On Friday I was discussing the Brazil-Netherlands match with some fellas at a bar in town. I was arguing that Kaka got selfish in the last ten minutes. My co-commentator retorted that the real reason Brazil lost was that the referees were biased in "all you favor." It was a "what do you mean, 'you people'?" moment about which laughs were had afterward. That's the difference in racism here. We can laugh about it. This was pointed out to me by a friend of mine recently.

Twelve score and four years ago, a group of rich land owners decided they didn't want to pay taxes to the British, or kiss British asses every time they wanted to make a move. They conjured up some rhetoric about liberty, inalienable rights, and equality (though some of them most assuredly believed in these notions through and through, those beliefs had rested largely inert for lack of utility) and stirred up an army of sorts. It's hard to know how fair this characterization of the causes of America's war for independence is. The constitution certainly does embody those ideas, to a certain extent. At that time, we had a sizable slave population and shared the continent with perhaps millions of indigenous people. There was certainly no dream, at that point, of an ethnically diverse people, peacefully coexisting. Extermination and/or enslavement was the order of the day. The constitution does seem to have catered for a reasonable pluralism when it comes to ideology and theology (the society may have been less tolerant than the legal writing).
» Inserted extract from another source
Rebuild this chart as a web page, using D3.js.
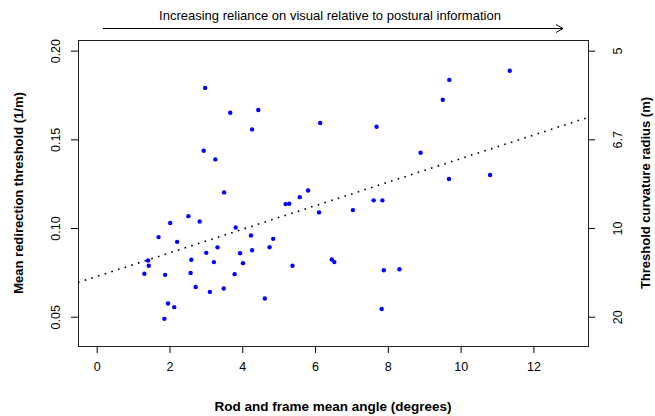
<!DOCTYPE html>
<html>
<head>
<meta charset="utf-8">
<script src="https://cdn.jsdelivr.net/npm/d3@7"></script>
<style>
  body { margin: 0; background: #fff; }
  svg { font-family: "Liberation Sans", Arial, sans-serif; }
</style>
</head>
<body>
<div class="chartContainer"></div>
<script>
// Data
var rodAngle = [2.98, 3.67, 4.44, 4.27, 2.94, 3.26, 3.50, 2.52, 2.83, 2.02,
  3.82, 1.70, 4.24, 2.21, 4.85, 4.75, 4.27, 3.01, 3.32, 3.94,
  1.41, 2.60, 1.43, 3.22, 4.02, 1.31, 1.88, 2.58, 3.79, 2.72,
  3.11, 3.49, 4.62, 1.96, 2.13, 1.86, 6.14, 7.69, 9.69, 9.51,
  8.90, 9.68, 5.81, 11.35, 10.81, 5.58, 5.19, 5.29, 6.11, 7.04,
  7.61, 7.85, 5.38, 6.46, 6.53, 7.89, 8.32, 7.83];
var threshold = [0.179, 0.165, 0.1665, 0.1556, 0.1436, 0.1387, 0.1201, 0.1067, 0.1037, 0.1028,
  0.1003, 0.0949, 0.0958, 0.0922, 0.0939, 0.0892, 0.0875, 0.0860, 0.0891, 0.0858,
  0.0817, 0.0821, 0.0787, 0.0808, 0.0802, 0.0742, 0.0736, 0.0747, 0.0740, 0.0668,
  0.0640, 0.0659, 0.0603, 0.0575, 0.0554, 0.0488, 0.1592, 0.1571, 0.1835, 0.1723,
  0.1424, 0.1276, 0.1212, 0.1887, 0.1299, 0.1174, 0.1135, 0.1137, 0.1088, 0.1101,
  0.1156, 0.1156, 0.0787, 0.0823, 0.0808, 0.0762, 0.0768, 0.0544];
var fitLine = [0.0727, 0.00664]; // intercept, slope
var xTicks = [0, 2, 4, 6, 8, 10, 12];
var yTicks = [0.05, 0.10, 0.15, 0.20];
var yTickLabels = ["0.05", "0.10", "0.15", "0.20"];
var radiusTicks = [0.2, 0.15, 0.1, 0.05];
var radiusLabels = ["5", "6.7", "10", "20"];

const W = 655;
const H = 416;
const M = { left: 78, right: 588, top: 40, bottom: 346 };

const svg = d3
  .select(".chartContainer")
  .append("svg")
  .attr("width", W)
  .attr("height", H);

var x = d3.scaleLinear().domain([-0.514, 13.5]).range([M.left, M.right]);
var y = d3.scaleLinear().domain([0.0335, 0.206]).range([M.bottom, M.top]);

// Bottom axis
var gx = svg
  .append("g")
  .attr("transform", "translate(0," + M.bottom + ")")
  .call(d3.axisBottom(x).tickValues(xTicks).tickSize(7).tickPadding(9).tickFormat(d3.format("d")));
gx.select(".domain").remove();
gx.selectAll("text").style("font-size", "12.5px").attr("fill", "#000");

// Left axis, labels rotated
var gy = svg
  .append("g")
  .attr("transform", "translate(" + M.left + ",0)")
  .call(d3.axisLeft(y).tickValues(yTicks).tickSize(7).tickFormat((d, i) => yTickLabels[i]));
gy.select(".domain").remove();
gy.selectAll("text")
  .attr("x", 0)
  .attr("y", -18)
  .attr("dy", 0)
  .attr("text-anchor", "middle")
  .attr("transform", "rotate(-90)")
  .style("font-size", "12.5px")
  .attr("fill", "#000");

// Right axis: curvature radius = 1 / threshold
var gr = svg
  .append("g")
  .attr("transform", "translate(" + M.right + ",0)")
  .call(d3.axisRight(y).tickValues(radiusTicks).tickSize(7).tickFormat((d, i) => radiusLabels[i]));
gr.select(".domain").remove();
gr.selectAll("text")
  .attr("x", 0)
  .attr("y", 34)
  .attr("dy", 0)
  .attr("text-anchor", "middle")
  .attr("transform", "rotate(-90)")
  .style("font-size", "12.5px")
  .attr("fill", "#000");

// Plot box
svg
  .append("rect")
  .attr("x", M.left + 0.5)
  .attr("y", M.top + 0.5)
  .attr("width", M.right - M.left)
  .attr("height", M.bottom - M.top)
  .attr("fill", "none")
  .attr("stroke", "#222")
  .attr("stroke-width", 1);

// Regression line (dotted), clipped to box
svg
  .append("clipPath")
  .attr("id", "clip")
  .append("rect")
  .attr("x", M.left)
  .attr("y", M.top)
  .attr("width", M.right - M.left)
  .attr("height", M.bottom - M.top);

var xd = x.domain();
svg
  .append("line")
  .attr("clip-path", "url(#clip)")
  .attr("x1", x(xd[0]))
  .attr("y1", y(fitLine[0] + fitLine[1] * xd[0]))
  .attr("x2", x(xd[1]))
  .attr("y2", y(fitLine[0] + fitLine[1] * xd[1]))
  .attr("stroke", "#000")
  .attr("stroke-width", 1.6)
  .attr("stroke-dasharray", "1.6,5.4");

// Points
svg
  .append("g")
  .selectAll("circle")
  .data(rodAngle)
  .enter()
  .append("circle")
  .attr("cx", (d) => x(d))
  .attr("cy", (d, i) => y(threshold[i]))
  .attr("r", 2.2)
  .attr("fill", "#0000ff");

// Axis titles
svg
  .append("text")
  .attr("x", (M.left + M.right) / 2)
  .attr("y", 411)
  .attr("text-anchor", "middle")
  .style("font-size", "13.5px")
  .style("font-weight", "bold")
  .text("Rod and frame mean angle (degrees)");

svg
  .append("text")
  .attr("transform", "translate(23," + (M.top + M.bottom) / 2 + ") rotate(-90)")
  .attr("text-anchor", "middle")
  .style("font-size", "13px")
  .style("font-weight", "bold")
  .text("Mean redirection threshold (1/m)");

svg
  .append("text")
  .attr("transform", "translate(650," + (M.top + M.bottom) / 2 + ") rotate(-90)")
  .attr("text-anchor", "middle")
  .style("font-size", "13px")
  .style("font-weight", "bold")
  .text("Threshold curvature radius (m)");

// Top annotation arrow
svg
  .append("text")
  .attr("x", 330)
  .attr("y", 20)
  .attr("text-anchor", "middle")
  .style("font-size", "13px")
  .text("Increasing reliance on visual relative to postural information");

svg
  .append("line")
  .attr("x1", 103)
  .attr("y1", 28.5)
  .attr("x2", 563)
  .attr("y2", 28.5)
  .attr("stroke", "#000")
  .attr("stroke-width", 1);

svg
  .append("path")
  .attr("d", "M556,24.5L563,28.5L556,32.5")
  .attr("fill", "none")
  .attr("stroke", "#000")
  .attr("stroke-width", 1);
</script>
</body>
</html>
The Romans dreamed of a republic from time to time. People had written about it for well over a century. We finally had one: A democratic republic. Today, we have an ethnically diverse population and our ideologies run the spectrum, as do our religions. The dream that we can coexist peacefully and prosperously is a bold one, historically speaking. The dream that we can find a functional degree of political unity is a bold one. The dream that tolerance and power sharing can be efficiently productive is a bold one. Whatever shapes the American dream has taken over the years, it has always been about a living, breathing society that would learn and grow. That we have done so for 234 years is no small achievement, and we ought to feel proud as a people on this day.